On a parallel track, she continued to explore new avenues as an actress with films such as Shyam Benegal’s Mandi (1983), Govind Nihalani’s Ardh Satya (1983), Kumar Shahani’s Tarang (1984), G Aravindan’s Chidambaram (1985) and one of her most popular performances, as Sonbai in Ketan Mehta’s Mirch Masala (1985).

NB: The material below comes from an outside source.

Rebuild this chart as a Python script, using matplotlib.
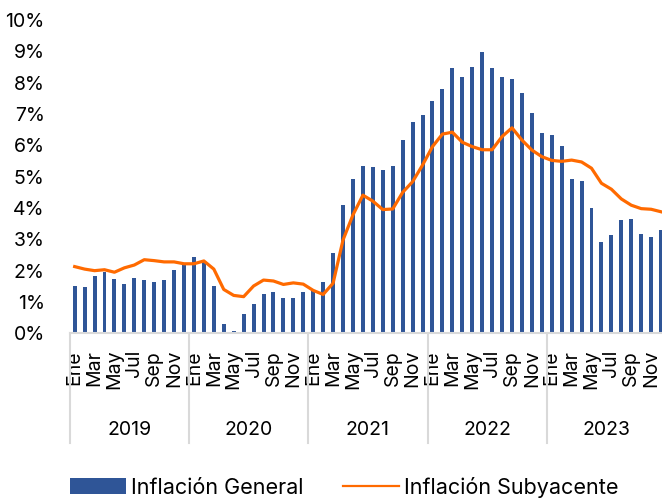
import numpy as np
import matplotlib
matplotlib.use("Agg")
import matplotlib.pyplot as plt
from matplotlib.patches import Patch
from matplotlib.lines import Line2D

plt.rcParams['font.family'] = ['Inter', 'DejaVu Sans']

# data (percent), monthly Jan 2019 - Dec 2023
years = ["2019", "2020", "2021", "2022", "2023"]
month_names = ["Ene", "Feb", "Mar", "Abr", "May", "Jun", "Jul", "Ago", "Sep", "Oct", "Nov", "Dic"]

general = [1.51, 1.48, 1.82, 1.95, 1.74, 1.59, 1.76, 1.70, 1.65, 1.71, 2.01, 2.18,
           2.44, 2.27, 1.51, 0.29, 0.07, 0.61, 0.94, 1.25, 1.32, 1.14, 1.13, 1.31,
           1.38, 1.63, 2.56, 4.09, 4.93, 5.33, 5.30, 5.20, 5.33, 6.16, 6.74, 6.96,
           7.42, 7.80, 8.48, 8.19, 8.51, 8.99, 8.46, 8.19, 8.13, 7.68, 7.04, 6.38,
           6.34, 5.98, 4.92, 4.87, 3.99, 2.91, 3.13, 3.61, 3.64, 3.18, 3.08, 3.30]

subyacente = [2.13, 2.05, 2.00, 2.03, 1.95, 2.09, 2.18, 2.35, 2.32, 2.28, 2.28, 2.22,
              2.22, 2.31, 2.05, 1.40, 1.21, 1.17, 1.51, 1.70, 1.67, 1.56, 1.61, 1.57,
              1.37, 1.24, 1.60, 2.98, 3.78, 4.41, 4.22, 3.95, 3.97, 4.50, 4.84, 5.37,
              5.96, 6.36, 6.42, 6.10, 5.96, 5.86, 5.86, 6.28, 6.56, 6.17, 5.85, 5.64,
              5.52, 5.49, 5.53, 5.47, 5.27, 4.79, 4.60, 4.29, 4.09, 3.98, 3.96, 3.88]

blue = "#2F5597"
orange = "#FF6A00"
grey = "#D9D9D9"

fig = plt.figure(figsize=(6.62, 4.98), dpi=100)
ax = fig.add_axes([0.1053, 0.3307, 0.9008, 0.629])

x = np.arange(len(general))
ax.bar(x, general, width=0.4, color=blue, zorder=2)
ax.plot(x, subyacente, color=orange, lw=2.3, zorder=3)

ax.set_xlim(-0.5, len(general) - 0.5)
ax.set_ylim(0, 10)
ax.set_yticks(range(0, 11))
ax.set_yticklabels([f"{v}%" for v in range(0, 11)], fontsize=14)
ax.tick_params(axis='y', length=0, pad=18)

# months: show every other month
ticks = x[::2]
ax.set_xticks(ticks)
ax.set_xticklabels([month_names[i % 12] for i in ticks], rotation=90, fontsize=14,
                   va='top', ha='center')
ax.tick_params(axis='x', length=0, pad=12)

for s in ['top', 'right', 'left']:
    ax.spines[s].set_visible(False)
ax.spines['bottom'].set_color(grey)
ax.spines['bottom'].set_linewidth(1.5)

# year groups
trans = ax.get_xaxis_transform()
for i, yr in enumerate(years):
    ax.add_line(Line2D([i * 12 - 0.5, i * 12 - 0.5], [0, -0.35], transform=trans,
                       color=grey, lw=1.5, clip_on=False))
    ax.text(i * 12 + 5.5, -0.31, yr, transform=trans, ha='center', va='center',
            fontsize=14)

handles = [Patch(facecolor=blue, edgecolor='none'),
           Line2D([0], [0], color=orange, lw=1.6)]
fig.legend(handles, ["Inflación General", "Inflación Subyacente"],
           loc='center', bbox_to_anchor=(0.52, 0.022), ncol=2, frameon=False,
           fontsize=15.5, handlelength=2.6, handleheight=0.75, columnspacing=1.8,
           handletextpad=0.25, borderpad=0)

fig.savefig("out.png", dpi=100)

Mirch Masala (Spices) is set in colonial India during the early 1940s when tax collectors (subedars) used to travel from village to village to demand taxes. By making use of their power, they would oppress villagers & seize their women along with property & money. One such subedar (Naseeruddin Shah) commands a local woman, Sonbai (Smita Patil), whose husband (Raj Babbar) is away, to sleep with him. Sonbai flees from his grasp and takes shelter in a local spice factory. This plunges the entire village into conflict. When a group of women wants to join Sonbai in her unusual insurrection, they are repelled by their husbands. The villagers and village chief (Suresh Oberoi) must now decide whether to hand over Sonbai to the subedar, or let him continue to destroy their village and molest their wives, sisters and daughters. Finally, it is the women who take things into their own hands and teach the subedar a lesson. Smita’s central, blazing performance is the life and soul of Mirch Masala and was hailed by critics the world over. Quoting Rita Kempsky in the Washington Post, “Acclaimed for her portraits of exploited women, Patil gives an enigmatically feisty performance. If she and the filmmaker weren’t so able and the backdrop not so exotic, Spices would be little more than an ineffectual rant. There is a grunting ruthlessness to the drama, a vibrancy of character and moral obstinacy that compare favorably with Akira Kurosawa’s admittedly more elegant samurai movies.”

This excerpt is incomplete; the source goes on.